── The input

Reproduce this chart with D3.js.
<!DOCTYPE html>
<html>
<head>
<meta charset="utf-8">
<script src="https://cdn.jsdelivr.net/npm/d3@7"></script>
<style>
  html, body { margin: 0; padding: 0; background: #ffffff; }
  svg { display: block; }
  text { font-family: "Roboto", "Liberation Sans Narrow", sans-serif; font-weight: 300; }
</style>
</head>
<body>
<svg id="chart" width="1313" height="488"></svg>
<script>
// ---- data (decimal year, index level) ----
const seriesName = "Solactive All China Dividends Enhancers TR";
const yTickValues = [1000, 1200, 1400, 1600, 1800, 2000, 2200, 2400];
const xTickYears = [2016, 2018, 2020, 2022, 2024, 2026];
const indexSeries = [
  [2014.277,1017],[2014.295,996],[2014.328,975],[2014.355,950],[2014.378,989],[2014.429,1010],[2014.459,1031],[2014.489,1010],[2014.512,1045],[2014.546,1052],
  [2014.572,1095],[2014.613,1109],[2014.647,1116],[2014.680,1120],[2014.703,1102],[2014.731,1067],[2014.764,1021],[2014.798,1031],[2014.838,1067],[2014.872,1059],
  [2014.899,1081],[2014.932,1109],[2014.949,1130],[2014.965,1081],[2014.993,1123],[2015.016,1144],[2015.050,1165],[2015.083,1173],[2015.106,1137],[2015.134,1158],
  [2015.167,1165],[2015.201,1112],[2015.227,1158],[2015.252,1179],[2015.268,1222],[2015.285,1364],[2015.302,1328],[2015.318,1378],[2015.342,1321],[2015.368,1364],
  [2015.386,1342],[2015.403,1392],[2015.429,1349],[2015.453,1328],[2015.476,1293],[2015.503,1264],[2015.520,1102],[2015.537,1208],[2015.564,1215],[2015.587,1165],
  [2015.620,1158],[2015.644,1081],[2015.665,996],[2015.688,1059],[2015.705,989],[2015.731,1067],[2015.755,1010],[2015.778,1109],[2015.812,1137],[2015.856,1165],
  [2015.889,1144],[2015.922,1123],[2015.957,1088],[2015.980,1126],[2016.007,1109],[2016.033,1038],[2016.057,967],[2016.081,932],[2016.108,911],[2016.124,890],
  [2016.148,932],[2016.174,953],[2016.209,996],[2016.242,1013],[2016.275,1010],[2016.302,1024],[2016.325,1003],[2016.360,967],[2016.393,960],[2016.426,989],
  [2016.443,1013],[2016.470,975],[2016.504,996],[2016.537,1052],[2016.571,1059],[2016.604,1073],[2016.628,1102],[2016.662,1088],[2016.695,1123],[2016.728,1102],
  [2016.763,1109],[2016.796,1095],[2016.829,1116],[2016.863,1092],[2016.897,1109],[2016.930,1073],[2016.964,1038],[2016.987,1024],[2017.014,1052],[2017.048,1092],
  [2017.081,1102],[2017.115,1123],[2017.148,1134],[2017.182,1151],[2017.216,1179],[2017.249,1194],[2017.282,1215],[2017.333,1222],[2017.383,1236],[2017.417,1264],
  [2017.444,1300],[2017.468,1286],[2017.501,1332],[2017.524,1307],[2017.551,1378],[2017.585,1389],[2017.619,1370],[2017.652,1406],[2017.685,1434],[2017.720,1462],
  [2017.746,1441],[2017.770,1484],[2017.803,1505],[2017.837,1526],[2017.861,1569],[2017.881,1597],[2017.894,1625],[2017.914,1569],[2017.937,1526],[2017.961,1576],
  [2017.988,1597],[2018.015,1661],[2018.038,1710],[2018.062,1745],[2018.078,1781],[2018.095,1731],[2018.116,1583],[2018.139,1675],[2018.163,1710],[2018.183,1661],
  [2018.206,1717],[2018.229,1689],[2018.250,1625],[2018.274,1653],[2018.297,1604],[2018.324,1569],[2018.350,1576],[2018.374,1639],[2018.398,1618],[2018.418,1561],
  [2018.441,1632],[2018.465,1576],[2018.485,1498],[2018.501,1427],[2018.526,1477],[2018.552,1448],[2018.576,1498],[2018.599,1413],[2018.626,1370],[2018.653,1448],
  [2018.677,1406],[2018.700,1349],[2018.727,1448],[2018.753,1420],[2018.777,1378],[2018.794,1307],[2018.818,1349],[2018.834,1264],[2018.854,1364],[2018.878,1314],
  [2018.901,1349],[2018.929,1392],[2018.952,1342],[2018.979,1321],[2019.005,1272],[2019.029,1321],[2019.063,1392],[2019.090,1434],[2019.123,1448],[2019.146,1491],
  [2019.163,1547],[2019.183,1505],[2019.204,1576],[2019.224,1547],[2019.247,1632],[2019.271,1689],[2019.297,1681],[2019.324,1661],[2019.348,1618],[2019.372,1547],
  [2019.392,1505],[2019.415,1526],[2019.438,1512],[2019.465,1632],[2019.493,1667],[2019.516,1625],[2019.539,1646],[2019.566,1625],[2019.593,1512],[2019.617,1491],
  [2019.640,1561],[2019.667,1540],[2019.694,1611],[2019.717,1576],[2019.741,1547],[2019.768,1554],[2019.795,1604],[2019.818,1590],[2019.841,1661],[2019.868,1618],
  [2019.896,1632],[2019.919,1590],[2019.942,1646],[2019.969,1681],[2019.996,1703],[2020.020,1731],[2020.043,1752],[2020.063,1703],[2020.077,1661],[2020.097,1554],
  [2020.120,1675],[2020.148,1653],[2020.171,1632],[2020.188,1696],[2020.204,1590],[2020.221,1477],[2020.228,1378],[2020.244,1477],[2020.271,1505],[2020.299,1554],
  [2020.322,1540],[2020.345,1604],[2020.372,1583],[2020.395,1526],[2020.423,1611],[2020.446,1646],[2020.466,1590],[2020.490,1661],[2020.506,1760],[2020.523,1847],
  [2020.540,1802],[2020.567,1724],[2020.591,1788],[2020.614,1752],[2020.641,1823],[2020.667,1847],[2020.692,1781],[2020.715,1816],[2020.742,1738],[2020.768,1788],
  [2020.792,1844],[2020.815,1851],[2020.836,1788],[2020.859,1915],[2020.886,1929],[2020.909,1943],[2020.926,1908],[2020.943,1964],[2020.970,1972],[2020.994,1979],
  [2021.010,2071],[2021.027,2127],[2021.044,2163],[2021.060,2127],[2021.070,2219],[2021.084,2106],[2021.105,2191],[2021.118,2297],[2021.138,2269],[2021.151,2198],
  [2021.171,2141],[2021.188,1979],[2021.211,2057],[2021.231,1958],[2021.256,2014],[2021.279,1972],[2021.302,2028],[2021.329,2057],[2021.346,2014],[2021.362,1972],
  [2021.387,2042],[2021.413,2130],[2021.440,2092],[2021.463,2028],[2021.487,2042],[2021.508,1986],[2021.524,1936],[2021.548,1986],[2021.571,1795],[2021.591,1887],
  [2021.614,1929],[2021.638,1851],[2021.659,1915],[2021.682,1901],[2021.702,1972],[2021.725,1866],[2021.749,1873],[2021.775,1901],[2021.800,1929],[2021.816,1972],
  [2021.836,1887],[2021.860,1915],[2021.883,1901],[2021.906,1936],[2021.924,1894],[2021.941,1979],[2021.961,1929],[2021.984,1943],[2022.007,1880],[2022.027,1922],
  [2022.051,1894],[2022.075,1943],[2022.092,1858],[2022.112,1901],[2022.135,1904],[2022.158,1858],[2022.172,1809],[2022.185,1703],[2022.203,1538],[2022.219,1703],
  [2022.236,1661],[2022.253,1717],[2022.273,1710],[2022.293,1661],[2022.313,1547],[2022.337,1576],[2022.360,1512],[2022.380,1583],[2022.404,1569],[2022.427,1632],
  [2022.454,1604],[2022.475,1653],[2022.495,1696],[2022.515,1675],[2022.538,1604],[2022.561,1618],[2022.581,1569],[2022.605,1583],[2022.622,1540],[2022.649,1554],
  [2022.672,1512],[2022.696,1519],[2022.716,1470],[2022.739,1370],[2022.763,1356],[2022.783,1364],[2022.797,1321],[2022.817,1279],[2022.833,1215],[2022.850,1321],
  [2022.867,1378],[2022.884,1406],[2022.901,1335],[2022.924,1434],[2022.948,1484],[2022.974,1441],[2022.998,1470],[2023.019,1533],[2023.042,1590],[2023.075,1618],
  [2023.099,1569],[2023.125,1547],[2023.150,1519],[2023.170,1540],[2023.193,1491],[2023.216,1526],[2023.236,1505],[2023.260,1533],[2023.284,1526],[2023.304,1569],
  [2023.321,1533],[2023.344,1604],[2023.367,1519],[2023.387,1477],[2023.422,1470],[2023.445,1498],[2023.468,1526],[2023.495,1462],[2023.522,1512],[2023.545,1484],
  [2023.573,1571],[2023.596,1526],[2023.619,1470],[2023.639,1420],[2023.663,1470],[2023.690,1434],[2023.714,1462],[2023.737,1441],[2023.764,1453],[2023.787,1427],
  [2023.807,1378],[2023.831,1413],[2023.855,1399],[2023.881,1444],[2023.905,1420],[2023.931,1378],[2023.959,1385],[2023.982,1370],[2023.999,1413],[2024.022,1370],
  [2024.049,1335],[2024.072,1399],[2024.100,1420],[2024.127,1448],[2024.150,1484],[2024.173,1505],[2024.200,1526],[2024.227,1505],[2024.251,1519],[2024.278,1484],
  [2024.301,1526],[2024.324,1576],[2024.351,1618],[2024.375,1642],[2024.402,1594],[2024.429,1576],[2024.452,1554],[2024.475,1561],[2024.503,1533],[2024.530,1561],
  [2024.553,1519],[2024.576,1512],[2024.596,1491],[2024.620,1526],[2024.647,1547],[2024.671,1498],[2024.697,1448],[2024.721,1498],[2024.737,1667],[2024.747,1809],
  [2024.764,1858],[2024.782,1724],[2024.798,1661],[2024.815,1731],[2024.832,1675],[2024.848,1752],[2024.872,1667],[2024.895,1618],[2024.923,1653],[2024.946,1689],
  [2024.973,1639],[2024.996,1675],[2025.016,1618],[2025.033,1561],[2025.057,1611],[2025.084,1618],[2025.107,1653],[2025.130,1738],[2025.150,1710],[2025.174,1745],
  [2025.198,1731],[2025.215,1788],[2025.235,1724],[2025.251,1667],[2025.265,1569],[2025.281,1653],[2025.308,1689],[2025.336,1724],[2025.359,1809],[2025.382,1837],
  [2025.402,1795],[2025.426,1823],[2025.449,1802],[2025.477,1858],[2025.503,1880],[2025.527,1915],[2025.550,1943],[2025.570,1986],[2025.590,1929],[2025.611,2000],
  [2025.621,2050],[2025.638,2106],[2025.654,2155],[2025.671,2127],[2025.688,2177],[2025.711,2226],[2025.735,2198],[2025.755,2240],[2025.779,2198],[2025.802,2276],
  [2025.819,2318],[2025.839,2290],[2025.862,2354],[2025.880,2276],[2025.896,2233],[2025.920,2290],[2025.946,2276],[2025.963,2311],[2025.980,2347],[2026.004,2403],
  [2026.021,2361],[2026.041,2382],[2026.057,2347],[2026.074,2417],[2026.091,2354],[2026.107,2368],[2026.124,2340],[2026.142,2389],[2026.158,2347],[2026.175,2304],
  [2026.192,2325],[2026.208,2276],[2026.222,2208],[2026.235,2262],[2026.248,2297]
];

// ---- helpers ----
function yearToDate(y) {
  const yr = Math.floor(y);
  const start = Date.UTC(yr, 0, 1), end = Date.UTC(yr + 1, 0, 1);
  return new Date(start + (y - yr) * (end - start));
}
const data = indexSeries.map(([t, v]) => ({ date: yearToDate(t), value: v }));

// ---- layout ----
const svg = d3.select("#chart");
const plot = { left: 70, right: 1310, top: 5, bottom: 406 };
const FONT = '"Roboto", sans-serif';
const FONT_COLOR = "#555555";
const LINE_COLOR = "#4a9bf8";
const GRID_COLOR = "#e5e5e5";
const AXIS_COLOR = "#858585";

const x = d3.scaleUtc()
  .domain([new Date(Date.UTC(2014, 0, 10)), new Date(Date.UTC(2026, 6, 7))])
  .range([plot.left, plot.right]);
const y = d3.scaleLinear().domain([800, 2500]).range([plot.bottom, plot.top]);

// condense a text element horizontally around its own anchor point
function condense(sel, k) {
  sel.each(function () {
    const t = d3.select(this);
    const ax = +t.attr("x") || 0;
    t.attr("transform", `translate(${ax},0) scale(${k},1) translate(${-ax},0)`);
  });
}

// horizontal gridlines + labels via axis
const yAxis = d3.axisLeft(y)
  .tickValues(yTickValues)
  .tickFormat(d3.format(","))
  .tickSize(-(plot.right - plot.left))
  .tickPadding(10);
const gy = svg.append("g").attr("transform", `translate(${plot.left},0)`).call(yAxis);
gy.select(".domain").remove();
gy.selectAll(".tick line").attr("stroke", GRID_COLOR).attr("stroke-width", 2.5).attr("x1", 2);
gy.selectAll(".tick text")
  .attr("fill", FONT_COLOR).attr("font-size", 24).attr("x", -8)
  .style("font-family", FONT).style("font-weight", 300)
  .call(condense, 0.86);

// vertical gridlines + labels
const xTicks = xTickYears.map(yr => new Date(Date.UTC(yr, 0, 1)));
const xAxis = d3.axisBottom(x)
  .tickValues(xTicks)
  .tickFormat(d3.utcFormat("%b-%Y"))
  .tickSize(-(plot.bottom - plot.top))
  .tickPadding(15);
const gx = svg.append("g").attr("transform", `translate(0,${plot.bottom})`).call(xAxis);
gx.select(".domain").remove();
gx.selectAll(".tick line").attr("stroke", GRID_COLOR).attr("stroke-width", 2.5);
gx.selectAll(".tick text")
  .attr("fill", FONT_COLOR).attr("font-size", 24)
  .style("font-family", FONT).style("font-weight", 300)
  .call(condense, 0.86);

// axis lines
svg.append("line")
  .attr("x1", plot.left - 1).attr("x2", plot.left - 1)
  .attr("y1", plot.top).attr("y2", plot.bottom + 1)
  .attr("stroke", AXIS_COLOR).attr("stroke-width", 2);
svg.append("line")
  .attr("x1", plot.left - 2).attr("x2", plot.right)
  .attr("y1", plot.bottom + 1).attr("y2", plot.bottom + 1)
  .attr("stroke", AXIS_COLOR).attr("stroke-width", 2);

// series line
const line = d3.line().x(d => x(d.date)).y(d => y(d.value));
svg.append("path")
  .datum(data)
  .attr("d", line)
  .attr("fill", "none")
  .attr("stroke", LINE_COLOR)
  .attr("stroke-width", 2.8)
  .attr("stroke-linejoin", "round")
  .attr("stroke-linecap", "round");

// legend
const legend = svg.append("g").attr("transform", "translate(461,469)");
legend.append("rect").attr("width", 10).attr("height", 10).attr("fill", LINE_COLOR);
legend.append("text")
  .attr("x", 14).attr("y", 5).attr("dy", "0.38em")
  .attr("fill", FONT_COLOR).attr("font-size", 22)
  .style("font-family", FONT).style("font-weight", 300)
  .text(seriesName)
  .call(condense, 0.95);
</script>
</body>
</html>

────
── The input

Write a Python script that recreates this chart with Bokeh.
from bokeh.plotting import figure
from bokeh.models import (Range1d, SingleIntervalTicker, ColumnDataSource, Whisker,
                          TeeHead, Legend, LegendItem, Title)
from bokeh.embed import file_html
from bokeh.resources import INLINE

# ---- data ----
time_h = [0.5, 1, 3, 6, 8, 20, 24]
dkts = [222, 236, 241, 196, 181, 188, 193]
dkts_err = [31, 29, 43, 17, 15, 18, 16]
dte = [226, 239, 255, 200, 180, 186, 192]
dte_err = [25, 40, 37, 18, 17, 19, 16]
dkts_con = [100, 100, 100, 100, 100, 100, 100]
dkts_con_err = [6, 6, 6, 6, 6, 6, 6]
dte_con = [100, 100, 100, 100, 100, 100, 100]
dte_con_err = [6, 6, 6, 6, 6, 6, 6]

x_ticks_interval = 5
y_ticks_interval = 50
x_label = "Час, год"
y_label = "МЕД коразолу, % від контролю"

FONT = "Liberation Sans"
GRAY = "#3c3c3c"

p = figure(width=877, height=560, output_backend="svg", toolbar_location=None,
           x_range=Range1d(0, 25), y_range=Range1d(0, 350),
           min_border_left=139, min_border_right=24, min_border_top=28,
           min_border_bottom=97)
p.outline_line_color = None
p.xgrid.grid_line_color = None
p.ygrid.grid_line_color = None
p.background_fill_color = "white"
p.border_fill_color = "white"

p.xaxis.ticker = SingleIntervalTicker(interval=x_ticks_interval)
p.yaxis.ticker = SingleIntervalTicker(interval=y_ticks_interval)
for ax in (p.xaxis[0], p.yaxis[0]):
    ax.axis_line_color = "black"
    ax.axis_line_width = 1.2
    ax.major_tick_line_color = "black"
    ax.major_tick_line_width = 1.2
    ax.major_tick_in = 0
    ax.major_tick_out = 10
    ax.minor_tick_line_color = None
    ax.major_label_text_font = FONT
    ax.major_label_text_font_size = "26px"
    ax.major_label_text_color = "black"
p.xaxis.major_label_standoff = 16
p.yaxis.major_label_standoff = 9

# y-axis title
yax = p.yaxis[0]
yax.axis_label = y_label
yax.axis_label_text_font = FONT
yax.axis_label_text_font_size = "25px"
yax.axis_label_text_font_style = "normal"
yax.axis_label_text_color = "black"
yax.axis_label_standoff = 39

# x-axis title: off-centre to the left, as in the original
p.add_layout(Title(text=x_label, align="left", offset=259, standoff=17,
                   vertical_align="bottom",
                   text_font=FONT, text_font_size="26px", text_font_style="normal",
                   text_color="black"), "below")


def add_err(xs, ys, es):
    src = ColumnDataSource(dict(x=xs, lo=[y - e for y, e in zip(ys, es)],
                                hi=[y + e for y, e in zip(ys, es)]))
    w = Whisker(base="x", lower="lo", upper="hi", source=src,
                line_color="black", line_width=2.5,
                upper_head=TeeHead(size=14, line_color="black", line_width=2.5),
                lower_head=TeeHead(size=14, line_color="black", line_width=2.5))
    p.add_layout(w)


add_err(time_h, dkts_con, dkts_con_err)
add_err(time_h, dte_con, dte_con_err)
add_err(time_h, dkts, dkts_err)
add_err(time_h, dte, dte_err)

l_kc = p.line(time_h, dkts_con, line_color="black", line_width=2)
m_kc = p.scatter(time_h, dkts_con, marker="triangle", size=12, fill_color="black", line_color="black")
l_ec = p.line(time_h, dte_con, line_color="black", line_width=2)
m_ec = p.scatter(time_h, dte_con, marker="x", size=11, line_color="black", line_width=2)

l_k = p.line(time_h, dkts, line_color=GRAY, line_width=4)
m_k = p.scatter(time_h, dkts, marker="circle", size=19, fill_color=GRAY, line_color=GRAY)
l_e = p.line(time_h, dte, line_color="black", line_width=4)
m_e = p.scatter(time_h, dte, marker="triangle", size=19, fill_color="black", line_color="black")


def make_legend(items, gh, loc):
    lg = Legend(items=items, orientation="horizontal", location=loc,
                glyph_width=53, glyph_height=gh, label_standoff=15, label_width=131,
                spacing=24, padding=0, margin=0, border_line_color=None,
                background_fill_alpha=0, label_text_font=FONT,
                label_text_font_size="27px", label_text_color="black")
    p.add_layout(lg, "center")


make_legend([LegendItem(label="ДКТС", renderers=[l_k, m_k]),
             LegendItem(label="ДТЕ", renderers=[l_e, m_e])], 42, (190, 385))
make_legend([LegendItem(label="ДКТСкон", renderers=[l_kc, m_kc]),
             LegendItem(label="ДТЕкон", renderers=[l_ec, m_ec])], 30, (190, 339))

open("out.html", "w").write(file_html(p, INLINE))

────

Filter lines by "chart" and return each hit.

- Exercise solution -
Reproduce this chart with D3.js.
<svg id="chart" width="1313" height="488"></svg>
const svg = d3.select("#chart");
Write a Python script that recreates this chart with Bokeh.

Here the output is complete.